* [WORK TO DO]:
From the listing that follows, output everything exactly except the pictures.

* [GIVEN MATERIAL]:

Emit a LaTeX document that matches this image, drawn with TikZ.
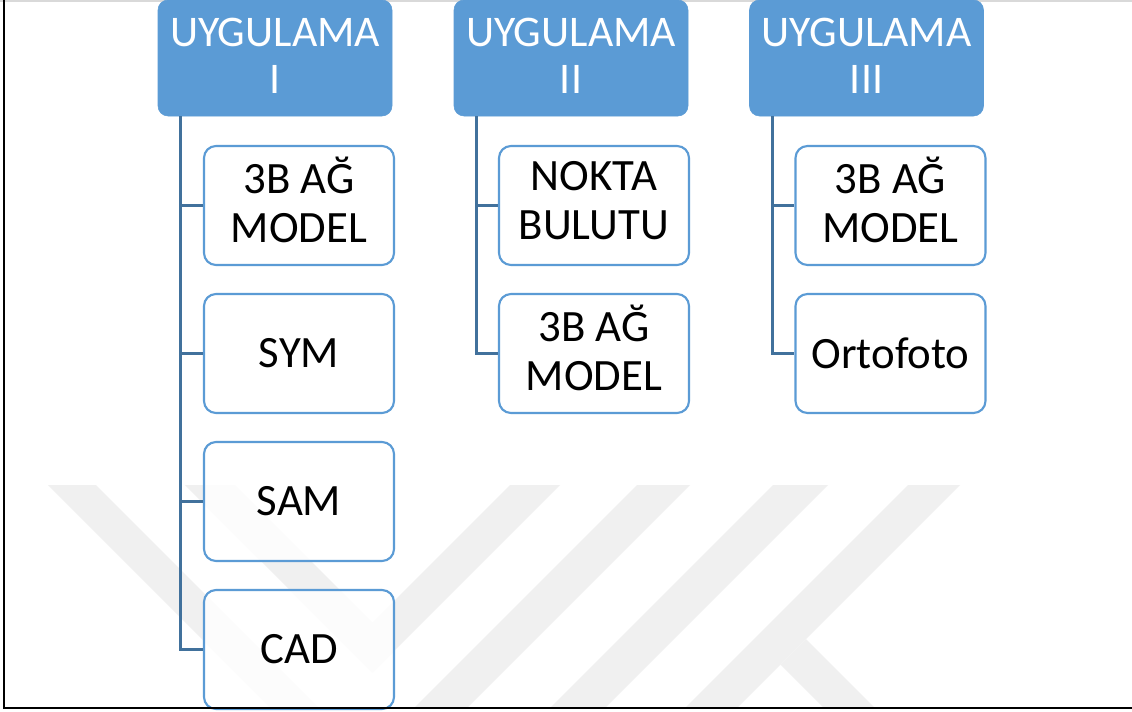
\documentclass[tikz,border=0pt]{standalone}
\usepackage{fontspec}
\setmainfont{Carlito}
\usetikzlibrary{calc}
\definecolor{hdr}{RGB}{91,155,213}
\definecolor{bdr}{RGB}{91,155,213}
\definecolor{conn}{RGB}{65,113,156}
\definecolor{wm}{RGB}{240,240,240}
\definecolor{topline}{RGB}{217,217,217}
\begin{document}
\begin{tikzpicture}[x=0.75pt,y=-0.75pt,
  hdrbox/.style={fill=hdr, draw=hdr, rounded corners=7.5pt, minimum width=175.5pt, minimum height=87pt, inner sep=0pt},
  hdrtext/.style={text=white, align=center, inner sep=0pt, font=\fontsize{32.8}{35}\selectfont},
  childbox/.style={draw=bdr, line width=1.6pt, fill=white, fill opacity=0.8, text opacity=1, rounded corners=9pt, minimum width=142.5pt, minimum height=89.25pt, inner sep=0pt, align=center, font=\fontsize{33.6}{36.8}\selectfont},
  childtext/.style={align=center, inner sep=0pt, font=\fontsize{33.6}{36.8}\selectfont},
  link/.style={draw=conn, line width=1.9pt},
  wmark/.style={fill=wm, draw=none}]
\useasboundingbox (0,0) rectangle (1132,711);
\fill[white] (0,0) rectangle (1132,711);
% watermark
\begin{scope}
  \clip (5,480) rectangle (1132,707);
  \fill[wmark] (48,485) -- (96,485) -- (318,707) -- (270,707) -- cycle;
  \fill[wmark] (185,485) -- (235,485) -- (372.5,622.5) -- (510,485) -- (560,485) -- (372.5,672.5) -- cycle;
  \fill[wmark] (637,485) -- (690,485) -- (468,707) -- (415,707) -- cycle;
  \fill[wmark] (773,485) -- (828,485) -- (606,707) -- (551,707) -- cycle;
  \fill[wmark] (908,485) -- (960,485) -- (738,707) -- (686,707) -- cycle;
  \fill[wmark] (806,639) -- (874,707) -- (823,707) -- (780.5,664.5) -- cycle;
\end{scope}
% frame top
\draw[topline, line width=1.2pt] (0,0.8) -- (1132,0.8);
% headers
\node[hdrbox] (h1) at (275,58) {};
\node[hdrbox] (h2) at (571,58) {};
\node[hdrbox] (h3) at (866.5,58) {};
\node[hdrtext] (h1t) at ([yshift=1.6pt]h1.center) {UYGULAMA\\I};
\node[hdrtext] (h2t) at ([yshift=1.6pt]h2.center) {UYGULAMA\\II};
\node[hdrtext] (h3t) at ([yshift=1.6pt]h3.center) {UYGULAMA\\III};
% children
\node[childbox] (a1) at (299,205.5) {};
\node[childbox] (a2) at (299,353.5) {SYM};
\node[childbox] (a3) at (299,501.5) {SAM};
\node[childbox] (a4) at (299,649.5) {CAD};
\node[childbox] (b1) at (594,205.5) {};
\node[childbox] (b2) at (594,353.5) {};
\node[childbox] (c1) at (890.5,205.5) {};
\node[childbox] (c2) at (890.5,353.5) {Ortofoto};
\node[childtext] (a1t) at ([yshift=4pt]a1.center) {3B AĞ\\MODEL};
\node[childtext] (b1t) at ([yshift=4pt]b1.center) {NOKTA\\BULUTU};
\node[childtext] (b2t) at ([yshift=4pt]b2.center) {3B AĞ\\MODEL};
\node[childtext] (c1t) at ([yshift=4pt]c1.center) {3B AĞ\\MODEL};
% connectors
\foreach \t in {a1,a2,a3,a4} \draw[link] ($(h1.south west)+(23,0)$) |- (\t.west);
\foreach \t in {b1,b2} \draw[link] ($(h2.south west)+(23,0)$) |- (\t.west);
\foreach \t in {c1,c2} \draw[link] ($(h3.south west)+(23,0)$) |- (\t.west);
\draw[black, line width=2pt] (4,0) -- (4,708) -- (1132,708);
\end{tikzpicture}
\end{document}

* [CORRECT RESPONSE]:
Emit a LaTeX document that matches this image, drawn with TikZ.
\documentclass[tikz,border=0pt]{standalone}
\usepackage{fontspec}
\setmainfont{Carlito}
\usetikzlibrary{calc}
\definecolor{hdr}{RGB}{91,155,213}
\definecolor{bdr}{RGB}{91,155,213}
\definecolor{conn}{RGB}{65,113,156}
\definecolor{wm}{RGB}{240,240,240}
\definecolor{topline}{RGB}{217,217,217}
\begin{document}
\begin{tikzpicture}[x=0.75pt,y=-0.75pt,
  hdrbox/.style={fill=hdr, draw=hdr, rounded corners=7.5pt, minimum width=175.5pt, minimum height=87pt, inner sep=0pt},
  hdrtext/.style={text=white, align=center, inner sep=0pt, font=\fontsize{32.8}{35}\selectfont},
  childbox/.style={draw=bdr, line width=1.6pt, fill=white, fill opacity=0.8, text opacity=1, rounded corners=9pt, minimum width=142.5pt, minimum height=89.25pt, inner sep=0pt, align=center, font=\fontsize{33.6}{36.8}\selectfont},
  childtext/.style={align=center, inner sep=0pt, font=\fontsize{33.6}{36.8}\selectfont},
  link/.style={draw=conn, line width=1.9pt},
  wmark/.style={fill=wm, draw=none}]
\useasboundingbox (0,0) rectangle (1132,711);
\fill[white] (0,0) rectangle (1132,711);
% watermark
\begin{scope}
  \clip (5,480) rectangle (1132,707);
  \fill[wmark] (48,485) -- (96,485) -- (318,707) -- (270,707) -- cycle;
  \fill[wmark] (185,485) -- (235,485) -- (372.5,622.5) -- (510,485) -- (560,485) -- (372.5,672.5) -- cycle;
  \fill[wmark] (637,485) -- (690,485) -- (468,707) -- (415,707) -- cycle;
  \fill[wmark] (773,485) -- (828,485) -- (606,707) -- (551,707) -- cycle;
  \fill[wmark] (908,485) -- (960,485) -- (738,707) -- (686,707) -- cycle;
  \fill[wmark] (806,639) -- (874,707) -- (823,707) -- (780.5,664.5) -- cycle;
\end{scope}
% frame top
\draw[topline, line width=1.2pt] (0,0.8) -- (1132,0.8);
% headers
\node[hdrbox] (h1) at (275,58) {};
\node[hdrbox] (h2) at (571,58) {};
\node[hdrbox] (h3) at (866.5,58) {};
\node[hdrtext] (h1t) at ([yshift=1.6pt]h1.center) {UYGULAMA\\I};
\node[hdrtext] (h2t) at ([yshift=1.6pt]h2.center) {UYGULAMA\\II};
\node[hdrtext] (h3t) at ([yshift=1.6pt]h3.center) {UYGULAMA\\III};
% children
\node[childbox] (a1) at (299,205.5) {};
\node[childbox] (a2) at (299,353.5) {SYM};
\node[childbox] (a3) at (299,501.5) {SAM};
\node[childbox] (a4) at (299,649.5) {CAD};
\node[childbox] (b1) at (594,205.5) {};
\node[childbox] (b2) at (594,353.5) {};
\node[childbox] (c1) at (890.5,205.5) {};
\node[childbox] (c2) at (890.5,353.5) {Ortofoto};
\node[childtext] (a1t) at ([yshift=4pt]a1.center) {3B AĞ\\MODEL};
\node[childtext] (b1t) at ([yshift=4pt]b1.center) {NOKTA\\BULUTU};
\node[childtext] (b2t) at ([yshift=4pt]b2.center) {3B AĞ\\MODEL};
\node[childtext] (c1t) at ([yshift=4pt]c1.center) {3B AĞ\\MODEL};
% connectors
\foreach \t in {a1,a2,a3,a4} \draw[link] ($(h1.south west)+(23,0)$) |- (\t.west);
\foreach \t in {b1,b2} \draw[link] ($(h2.south west)+(23,0)$) |- (\t.west);
\foreach \t in {c1,c2} \draw[link] ($(h3.south west)+(23,0)$) |- (\t.west);
\draw[black, line width=2pt] (4,0) -- (4,708) -- (1132,708);
\end{tikzpicture}
\end{document}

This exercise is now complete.